EXERCISE AIM:
Collect each line containing "this".
=== DATA EXCERPTS ===
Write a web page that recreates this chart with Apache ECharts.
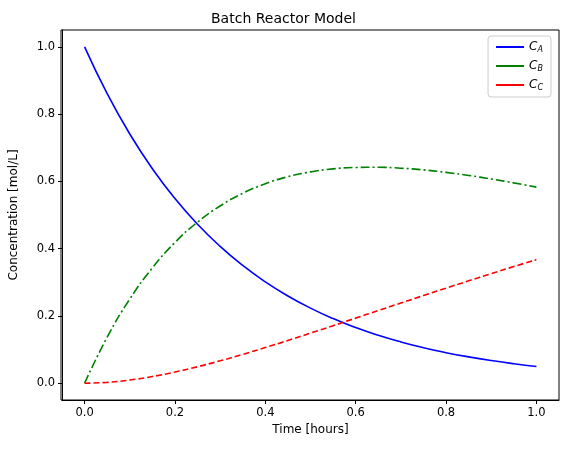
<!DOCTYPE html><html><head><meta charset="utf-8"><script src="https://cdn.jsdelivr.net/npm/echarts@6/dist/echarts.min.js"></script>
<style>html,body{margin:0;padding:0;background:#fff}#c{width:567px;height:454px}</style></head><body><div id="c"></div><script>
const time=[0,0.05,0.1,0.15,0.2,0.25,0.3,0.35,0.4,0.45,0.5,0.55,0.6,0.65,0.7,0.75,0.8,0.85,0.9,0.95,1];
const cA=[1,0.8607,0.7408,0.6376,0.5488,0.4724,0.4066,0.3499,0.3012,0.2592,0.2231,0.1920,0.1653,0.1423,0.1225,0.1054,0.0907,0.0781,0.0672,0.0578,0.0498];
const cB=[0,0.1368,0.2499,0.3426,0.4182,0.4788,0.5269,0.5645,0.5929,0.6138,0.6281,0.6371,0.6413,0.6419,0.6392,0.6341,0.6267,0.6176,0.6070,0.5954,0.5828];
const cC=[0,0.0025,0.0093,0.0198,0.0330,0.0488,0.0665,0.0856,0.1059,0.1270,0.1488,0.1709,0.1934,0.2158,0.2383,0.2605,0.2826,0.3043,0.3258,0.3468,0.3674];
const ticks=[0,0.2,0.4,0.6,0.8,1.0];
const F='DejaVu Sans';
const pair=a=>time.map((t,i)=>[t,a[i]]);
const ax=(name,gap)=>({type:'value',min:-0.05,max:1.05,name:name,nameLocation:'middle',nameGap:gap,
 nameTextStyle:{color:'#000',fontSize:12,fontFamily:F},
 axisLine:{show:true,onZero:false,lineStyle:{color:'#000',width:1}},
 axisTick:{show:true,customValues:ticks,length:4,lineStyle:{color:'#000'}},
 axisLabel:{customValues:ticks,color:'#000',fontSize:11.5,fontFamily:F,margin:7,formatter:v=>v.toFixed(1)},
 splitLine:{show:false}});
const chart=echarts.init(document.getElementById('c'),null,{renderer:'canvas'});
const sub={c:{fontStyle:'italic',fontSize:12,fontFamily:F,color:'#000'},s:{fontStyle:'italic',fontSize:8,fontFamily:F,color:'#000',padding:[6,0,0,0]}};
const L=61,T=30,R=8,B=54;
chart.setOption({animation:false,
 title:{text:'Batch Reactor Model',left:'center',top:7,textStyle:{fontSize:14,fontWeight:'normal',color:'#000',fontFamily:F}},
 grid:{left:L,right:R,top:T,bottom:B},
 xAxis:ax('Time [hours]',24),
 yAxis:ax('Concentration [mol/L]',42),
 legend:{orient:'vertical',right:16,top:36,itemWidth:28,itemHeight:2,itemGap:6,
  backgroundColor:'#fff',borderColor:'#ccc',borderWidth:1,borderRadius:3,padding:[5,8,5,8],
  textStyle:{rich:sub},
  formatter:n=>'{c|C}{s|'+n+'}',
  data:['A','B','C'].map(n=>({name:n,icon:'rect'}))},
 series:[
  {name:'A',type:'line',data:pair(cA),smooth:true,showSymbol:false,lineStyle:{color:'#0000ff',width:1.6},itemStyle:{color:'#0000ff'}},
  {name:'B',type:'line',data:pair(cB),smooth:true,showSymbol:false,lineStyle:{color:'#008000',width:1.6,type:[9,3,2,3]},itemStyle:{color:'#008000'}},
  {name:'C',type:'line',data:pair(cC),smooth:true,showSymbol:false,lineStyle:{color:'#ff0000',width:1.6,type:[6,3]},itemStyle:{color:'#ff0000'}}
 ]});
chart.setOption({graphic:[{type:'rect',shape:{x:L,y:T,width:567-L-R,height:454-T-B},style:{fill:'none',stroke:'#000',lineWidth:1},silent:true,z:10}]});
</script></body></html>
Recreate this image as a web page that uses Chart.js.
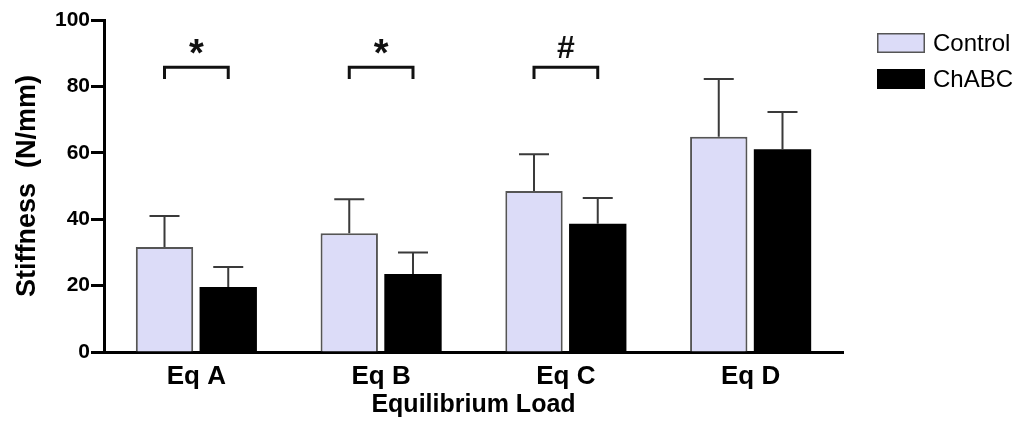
===
RESPONSE:
Write a web page that recreates this chart with Apache ECharts.
Recreate this image as a web page that uses Chart.js.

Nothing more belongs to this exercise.